• WORK TO BE COMPLETED:
Each line below should be retyped exactly, with no pictures.

• TASK MATERIAL:
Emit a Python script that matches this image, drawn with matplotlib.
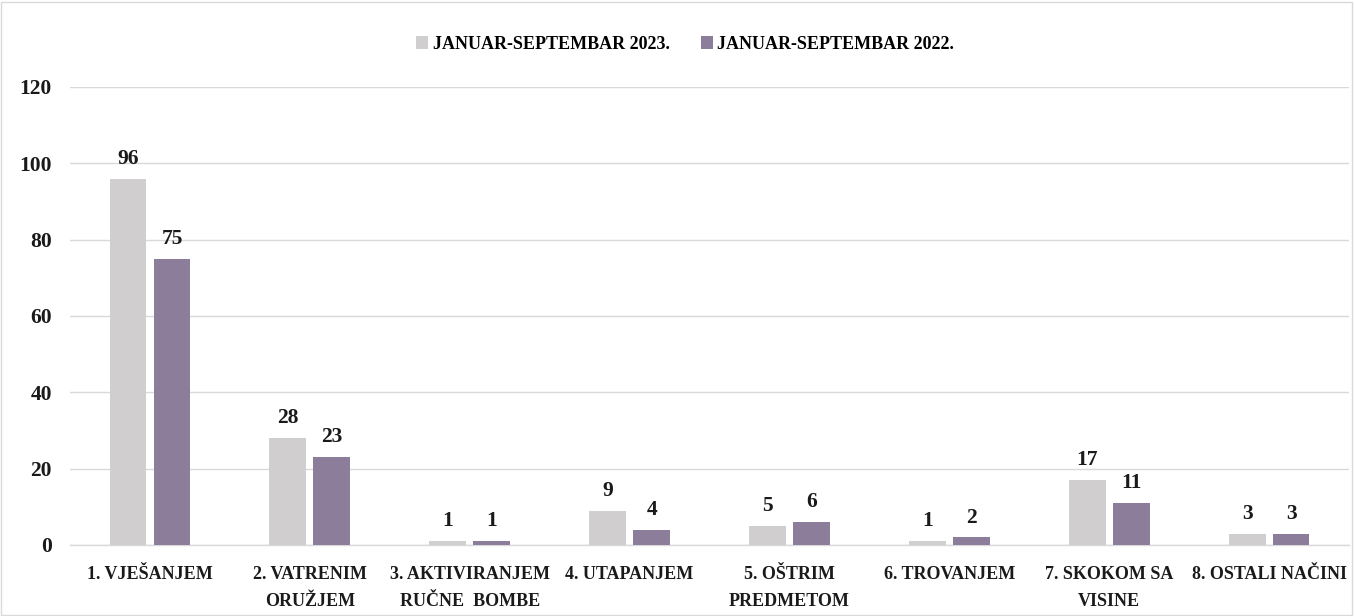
import matplotlib
matplotlib.use("Agg")
import matplotlib.pyplot as plt
import numpy as np
from matplotlib.patches import Rectangle

categories = ["1. VJEŠANJEM", "2. VATRENIM\nORUŽJEM", "3. AKTIVIRANJEM\nRUČNE  BOMBE",
              "4. UTAPANJEM", "5. OŠTRIM\nPREDMETOM", "6. TROVANJEM",
              "7. SKOKOM SA\nVISINE", "8. OSTALI NAČINI"]
series_names = ["JANUAR-SEPTEMBAR 2023.", "JANUAR-SEPTEMBAR 2022."]
values_2023 = [96, 28, 1, 9, 5, 1, 17, 3]
values_2022 = [75, 23, 1, 4, 6, 2, 11, 3]
yticks = [0, 20, 40, 60, 80, 100, 120]

c23 = "#D0CECE"
c22 = "#8C7E9A"
tc = "#1a1a1a"

plt.rcParams['font.family'] = ['Liberation Serif', 'DejaVu Serif']
plt.rcParams['font.weight'] = 'bold'

fig = plt.figure(figsize=(13.55, 6.16), dpi=100)
ax = fig.add_axes([0.0517, 0.1153, 0.9439, 0.7435])

x = np.arange(len(categories))
w = 0.23
gap = 0.045
b1 = ax.bar(x - (w + gap) / 2, values_2023, w, color=c23, label=series_names[0], zorder=3)
b2 = ax.bar(x + (w + gap) / 2, values_2022, w, color=c22, label=series_names[1], zorder=3)

for bars, vals in ((b1, values_2023), (b2, values_2022)):
    for r, v in zip(bars, vals):
        ax.annotate(str(v), (r.get_x() + r.get_width() / 2, v), xytext=(0, 7),
                    textcoords="offset points", ha="center", va="bottom",
                    fontsize=15.5, fontweight="bold", color=tc)

ax.set_xlim(-0.5, len(categories) - 0.5)
ax.set_ylim(0, 120)
ax.set_yticks(yticks)
ax.set_yticklabels([str(t) for t in yticks], fontsize=15.5, fontweight="bold", color=tc)
ax.set_xticks(x)
ax.set_xticklabels(categories, fontsize=13, fontweight="bold", color=tc, linespacing=1.75)
ax.tick_params(axis="both", length=0)
ax.tick_params(axis="y", pad=13)
ax.tick_params(axis="x", pad=15)
ax.grid(axis="y", color="#D9D9D9", linewidth=1, zorder=0)
for s in ("left", "right", "top"):
    ax.spines[s].set_visible(False)
ax.spines["bottom"].set_color("#D9D9D9")
ax.spines["bottom"].set_linewidth(1)

leg = fig.legend(loc="center", bbox_to_anchor=(0.5058, 0.928), ncol=2, frameon=False,
                 handlelength=0.65, handleheight=0.65, handletextpad=0.25,
                 columnspacing=1.75, prop={'weight': 'bold', 'size': 13})

fig.patches.append(Rectangle((0.001, 0.002), 0.997, 0.995, transform=fig.transFigure,
                             fill=False, edgecolor="#D9D9D9", linewidth=1))

fig.savefig("out.png", dpi=100)
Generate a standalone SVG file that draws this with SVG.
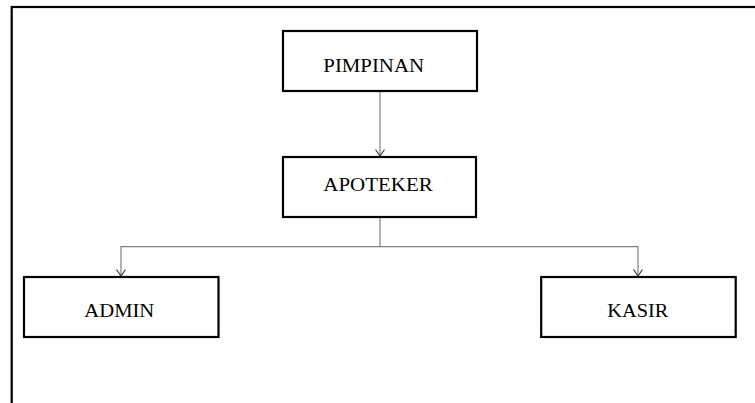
<svg xmlns="http://www.w3.org/2000/svg" width="755" height="403" viewBox="0 0 755 403">
<style>
.box{fill:#fff;stroke:#000;stroke-width:2.2}
.lbl{font-family:"Liberation Serif","Times New Roman",serif;font-size:19.5px;fill:#000;text-anchor:start}
.con{fill:none;stroke:#7f7f7f;stroke-width:1.2}
.head{fill:none;stroke:#333;stroke-width:1.1}
</style>
<rect x="0" y="0" width="755" height="403" fill="#fff"/>
<rect x="11.7" y="7" width="800" height="500" fill="none" stroke="#000" stroke-width="2.2"/>
<g id="connectors">
<line class="con" x1="380" y1="91" x2="380" y2="156"/>
<path class="head" d="M375.5 149.5 L380 156 L384.5 149.5"/>
<path class="con" d="M380 217 V246.7 H121 V276"/>
<path class="con" d="M380 246.7 H638 V276"/>
<path class="head" d="M116.5 269.5 L121 276 L125.5 269.5"/>
<path class="head" d="M633.5 269.5 L638 276 L642.5 269.5"/>
</g>
<g id="pimpinan">
<rect class="box" x="283" y="31" width="194" height="60"/>
<text class="lbl" x="323.3" y="71.7" textLength="100.7" lengthAdjust="spacingAndGlyphs">PIMPINAN</text>
</g>
<g id="apoteker">
<rect class="box" x="283" y="157" width="193" height="60"/>
<text class="lbl" x="323.3" y="191" textLength="109.4" lengthAdjust="spacingAndGlyphs">APOTEKER</text>
</g>
<g id="admin">
<rect class="box" x="24" y="277" width="194.5" height="60"/>
<text class="lbl" x="84.3" y="316.7" textLength="70" lengthAdjust="spacingAndGlyphs">ADMIN</text>
</g>
<g id="kasir">
<rect class="box" x="541.2" y="277" width="194.5" height="60"/>
<text class="lbl" x="607.3" y="316.7" textLength="61" lengthAdjust="spacingAndGlyphs">KASIR</text>
</g>
</svg>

• THE SOLUTION:
Emit a Python script that matches this image, drawn with matplotlib.
import matplotlib
matplotlib.use("Agg")
import matplotlib.pyplot as plt
import numpy as np
from matplotlib.patches import Rectangle

categories = ["1. VJEŠANJEM", "2. VATRENIM\nORUŽJEM", "3. AKTIVIRANJEM\nRUČNE  BOMBE",
              "4. UTAPANJEM", "5. OŠTRIM\nPREDMETOM", "6. TROVANJEM",
              "7. SKOKOM SA\nVISINE", "8. OSTALI NAČINI"]
series_names = ["JANUAR-SEPTEMBAR 2023.", "JANUAR-SEPTEMBAR 2022."]
values_2023 = [96, 28, 1, 9, 5, 1, 17, 3]
values_2022 = [75, 23, 1, 4, 6, 2, 11, 3]
yticks = [0, 20, 40, 60, 80, 100, 120]

c23 = "#D0CECE"
c22 = "#8C7E9A"
tc = "#1a1a1a"

plt.rcParams['font.family'] = ['Liberation Serif', 'DejaVu Serif']
plt.rcParams['font.weight'] = 'bold'

fig = plt.figure(figsize=(13.55, 6.16), dpi=100)
ax = fig.add_axes([0.0517, 0.1153, 0.9439, 0.7435])

x = np.arange(len(categories))
w = 0.23
gap = 0.045
b1 = ax.bar(x - (w + gap) / 2, values_2023, w, color=c23, label=series_names[0], zorder=3)
b2 = ax.bar(x + (w + gap) / 2, values_2022, w, color=c22, label=series_names[1], zorder=3)

for bars, vals in ((b1, values_2023), (b2, values_2022)):
    for r, v in zip(bars, vals):
        ax.annotate(str(v), (r.get_x() + r.get_width() / 2, v), xytext=(0, 7),
                    textcoords="offset points", ha="center", va="bottom",
                    fontsize=15.5, fontweight="bold", color=tc)

ax.set_xlim(-0.5, len(categories) - 0.5)
ax.set_ylim(0, 120)
ax.set_yticks(yticks)
ax.set_yticklabels([str(t) for t in yticks], fontsize=15.5, fontweight="bold", color=tc)
ax.set_xticks(x)
ax.set_xticklabels(categories, fontsize=13, fontweight="bold", color=tc, linespacing=1.75)
ax.tick_params(axis="both", length=0)
ax.tick_params(axis="y", pad=13)
ax.tick_params(axis="x", pad=15)
ax.grid(axis="y", color="#D9D9D9", linewidth=1, zorder=0)
for s in ("left", "right", "top"):
    ax.spines[s].set_visible(False)
ax.spines["bottom"].set_color("#D9D9D9")
ax.spines["bottom"].set_linewidth(1)

leg = fig.legend(loc="center", bbox_to_anchor=(0.5058, 0.928), ncol=2, frameon=False,
                 handlelength=0.65, handleheight=0.65, handletextpad=0.25,
                 columnspacing=1.75, prop={'weight': 'bold', 'size': 13})

fig.patches.append(Rectangle((0.001, 0.002), 0.997, 0.995, transform=fig.transFigure,
                             fill=False, edgecolor="#D9D9D9", linewidth=1))

fig.savefig("out.png", dpi=100)
Generate a standalone SVG file that draws this with SVG.
<svg xmlns="http://www.w3.org/2000/svg" width="755" height="403" viewBox="0 0 755 403">
<style>
.box{fill:#fff;stroke:#000;stroke-width:2.2}
.lbl{font-family:"Liberation Serif","Times New Roman",serif;font-size:19.5px;fill:#000;text-anchor:start}
.con{fill:none;stroke:#7f7f7f;stroke-width:1.2}
.head{fill:none;stroke:#333;stroke-width:1.1}
</style>
<rect x="0" y="0" width="755" height="403" fill="#fff"/>
<rect x="11.7" y="7" width="800" height="500" fill="none" stroke="#000" stroke-width="2.2"/>
<g id="connectors">
<line class="con" x1="380" y1="91" x2="380" y2="156"/>
<path class="head" d="M375.5 149.5 L380 156 L384.5 149.5"/>
<path class="con" d="M380 217 V246.7 H121 V276"/>
<path class="con" d="M380 246.7 H638 V276"/>
<path class="head" d="M116.5 269.5 L121 276 L125.5 269.5"/>
<path class="head" d="M633.5 269.5 L638 276 L642.5 269.5"/>
</g>
<g id="pimpinan">
<rect class="box" x="283" y="31" width="194" height="60"/>
<text class="lbl" x="323.3" y="71.7" textLength="100.7" lengthAdjust="spacingAndGlyphs">PIMPINAN</text>
</g>
<g id="apoteker">
<rect class="box" x="283" y="157" width="193" height="60"/>
<text class="lbl" x="323.3" y="191" textLength="109.4" lengthAdjust="spacingAndGlyphs">APOTEKER</text>
</g>
<g id="admin">
<rect class="box" x="24" y="277" width="194.5" height="60"/>
<text class="lbl" x="84.3" y="316.7" textLength="70" lengthAdjust="spacingAndGlyphs">ADMIN</text>
</g>
<g id="kasir">
<rect class="box" x="541.2" y="277" width="194.5" height="60"/>
<text class="lbl" x="607.3" y="316.7" textLength="61" lengthAdjust="spacingAndGlyphs">KASIR</text>
</g>
</svg>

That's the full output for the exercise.